BEGIN Supplied material

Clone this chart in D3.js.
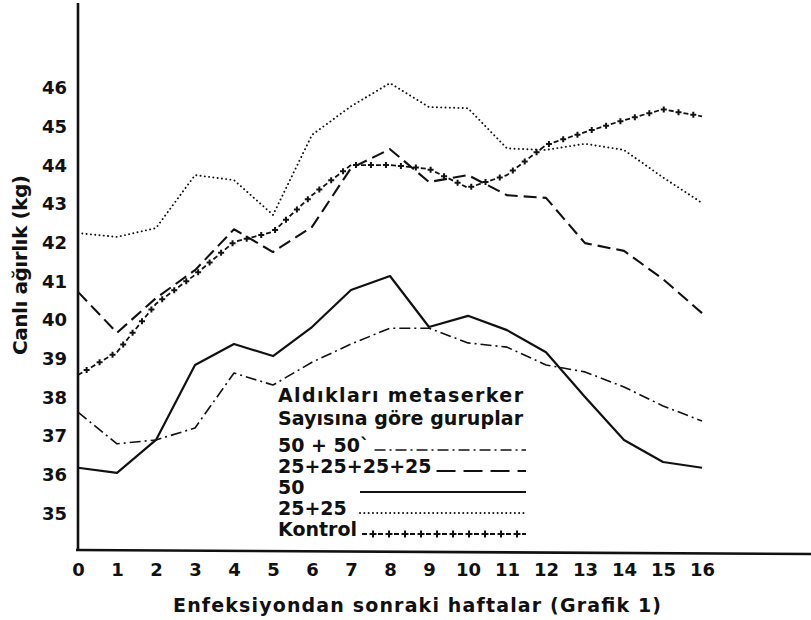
<!DOCTYPE html>
<html>
<head>
<meta charset="utf-8">
<script src="https://cdn.jsdelivr.net/npm/d3@7/dist/d3.min.js"></script>
<style>
  body { margin: 0; background: #fff; }
  svg text { font-family: "DejaVu Sans", sans-serif; fill: #111; }
</style>
</head>
<body>
<div id="chart"></div>
<script>
// Canlı ağırlık, enfeksiyondan sonraki haftalara göre (Grafik 1).

const weeks = [0, 1, 2, 3, 4, 5, 6, 7, 8, 9, 10, 11, 12, 13, 14, 15, 16];
const yTicks = [35, 36, 37, 38, 39, 40, 41, 42, 43, 44, 45, 46];

const grp50x50 = [37.62, 36.80, 36.90, 37.21, 38.63, 38.32, 38.91, 39.38, 39.79,
                  39.79, 39.41, 39.30, 38.84, 38.66, 38.27, 37.78, 37.39];
const grp25x4 = [40.73, 39.67, 40.57, 41.29, 42.35, 41.76, 42.41, 43.93, 44.42,
                 43.57, 43.75, 43.23, 43.16, 41.99, 41.79, 41.06, 40.18];
const grp50 = [36.18, 36.05, 36.90, 38.84, 39.38, 39.07, 39.82, 40.78, 41.14,
               39.82, 40.11, 39.74, 39.17, 38.01, 36.90, 36.33, 36.18];
const grp25x2 = [42.25, 42.15, 42.38, 43.75, 43.62, 42.72, 44.79, 45.53, 46.13,
                 45.51, 45.48, 44.44, 44.40, 44.56, 44.40, 43.69, 43.03];
const kontrol = [38.58, 39.17, 40.42, 41.17, 42.02, 42.28, 43.23, 44.01, 44.01,
                 43.91, 43.42, 43.75, 44.53, 44.86, 45.17, 45.45, 45.27];

const seriesNames = ['50 + 50`', '25+25+25+25', '50', '25+25', 'Kontrol'];
const seriesValues = [grp50x50, grp25x4, grp50, grp25x2, kontrol];
const legendHeader = ['Aldıkları metaserker', 'Sayısına göre guruplar'];

const xTitle = 'Enfeksiyondan  sonraki  haftalar   (Grafik  1)';
const yTitle = 'Canlı ağırlık (kg)';

// Line styles per group.
const styles = [
    { width: 1.6, dash: '11,4,2,4', legendDash: '11,4,2,4' },
    { width: 2.1, dash: '13,6', legendDash: '19,8' },
    { width: 2.2, dash: null, legendDash: null },
    { width: 1.9, dash: '0.1,4.2', legendDash: '0.1,4.2', round: true },
    { width: 1.8, dash: '5,10', legendDash: '5,11', crosses: true }
];

const width = 811;
const height = 620;

const svg = d3.select('#chart')
    .append('svg')
    .attr('width', width)
    .attr('height', height)
    .style('display', 'block');

svg.append('rect')
    .attr('width', width)
    .attr('height', height)
    .attr('fill', '#fff');

const x = d3.scaleLinear().domain([0, 16]).range([78, 702]);
const y = d3.scaleLinear().domain([35, 46]).range([513.4, 88.1]);
const axisY = 550;

// Axis lines.
svg.append('line')
    .attr('x1', x(0)).attr('x2', x(0))
    .attr('y1', 3).attr('y2', axisY + 1)
    .attr('stroke', '#111').attr('stroke-width', 2.6);

svg.append('line')
    .attr('x1', x(0) - 2).attr('x2', width)
    .attr('y1', axisY).attr('y2', axisY + 4)
    .attr('stroke', '#111').attr('stroke-width', 2.6);

// Tick labels.
const yAxis = svg.append('g')
    .attr('transform', `translate(${x(0)},0)`)
    .call(d3.axisLeft(y).tickValues(yTicks).tickSize(0).tickPadding(11));
yAxis.select('.domain').remove();
yAxis.selectAll('text')
    .attr('font-size', 18)
    .attr('font-weight', 'bold')
    .attr('font-family', '"DejaVu Sans", sans-serif')
    .attr('fill', '#111');

const xAxis = svg.append('g')
    .attr('transform', `translate(0,${axisY})`)
    .call(d3.axisBottom(x).tickValues(weeks).tickFormat(d3.format('d')).tickSize(0).tickPadding(13));
xAxis.select('.domain').remove();
xAxis.selectAll('text')
    .attr('font-size', 18)
    .attr('font-weight', 'bold')
    .attr('font-family', '"DejaVu Sans", sans-serif')
    .attr('fill', '#111');

// Axis titles.
svg.append('text')
    .attr('x', 417)
    .attr('y', 612)
    .attr('text-anchor', 'middle')
    .attr('font-size', 19)
    .attr('font-weight', 'bold')
    .attr('textLength', 488)
    .attr('lengthAdjust', 'spacing')
    .text(xTitle);

svg.append('text')
    .attr('transform', 'translate(27,265) rotate(-90)')
    .attr('text-anchor', 'middle')
    .attr('font-size', 20)
    .attr('font-weight', 'bold')
    .attr('textLength', 180)
    .attr('lengthAdjust', 'spacing')
    .text(yTitle);

// Series lines.
const line = d3.line()
    .x((d, i) => x(weeks[i]))
    .y(d => y(d));

function addCrosses(g, pathNode, step, start, arm) {
    const len = pathNode.getTotalLength();
    const pts = d3.range(start, len, step).map(l => pathNode.getPointAtLength(l));
    g.selectAll(null)
        .data(pts)
        .enter()
        .append('path')
        .attr('d', p => `M${p.x - arm},${p.y}H${p.x + arm}M${p.x},${p.y - arm}V${p.y + arm}`)
        .attr('stroke', '#111')
        .attr('stroke-width', 2);
}

const plot = svg.append('g');
seriesValues.forEach((vals, i) => {
    const st = styles[i];
    const p = plot.append('path')
        .datum(vals)
        .attr('d', line)
        .attr('fill', 'none')
        .attr('stroke', '#111')
        .attr('stroke-width', st.width)
        .attr('stroke-linejoin', 'round')
        .attr('stroke-linecap', st.round ? 'round' : 'butt')
        .attr('stroke-dasharray', st.dash);
    if (st.crosses) addCrosses(plot, p.node(), 15, 10, 3);
});

// Legend.
const legend = svg.append('g');
const legendX = 278;
const legendEnd = 526;

legend.selectAll('.hdr')
    .data(legendHeader)
    .enter()
    .append('text')
    .attr('class', 'hdr')
    .attr('x', legendX)
    .attr('y', (d, i) => 402 + i * 23)
    .attr('font-size', 19)
    .attr('font-weight', 'bold')
    .attr('textLength', 245)
    .attr('lengthAdjust', 'spacing')
    .text(d => d);

seriesNames.forEach((name, i) => {
    const st = styles[i];
    const rowY = 452 + i * 21;
    const t = legend.append('text')
        .attr('x', legendX)
        .attr('y', rowY)
        .attr('font-size', 19)
        .attr('font-weight', 'bold')
        .text(name);
    const textEnd = legendX + t.node().getComputedTextLength();
    const sx = Math.max(textEnd + 5, 360);
    const sy = rowY - 2;
    const sample = legend.append('path')
        .attr('d', d3.line()([[sx, sy], [legendEnd, sy]]))
        .attr('fill', 'none')
        .attr('stroke', '#111')
        .attr('stroke-width', st.width)
        .attr('stroke-linecap', st.round ? 'round' : 'butt')
        .attr('stroke-dasharray', st.legendDash);
    if (st.crosses) addCrosses(legend, sample.node(), 16, 11, 3.5);
});
</script>
</body>
</html>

END Supplied material

# Exercise objective
Using the listing above, gather each line that holds the string "chart" and copy it.

# Answer to this problem
Clone this chart in D3.js.
<div id="chart"></div>
const svg = d3.select('#chart')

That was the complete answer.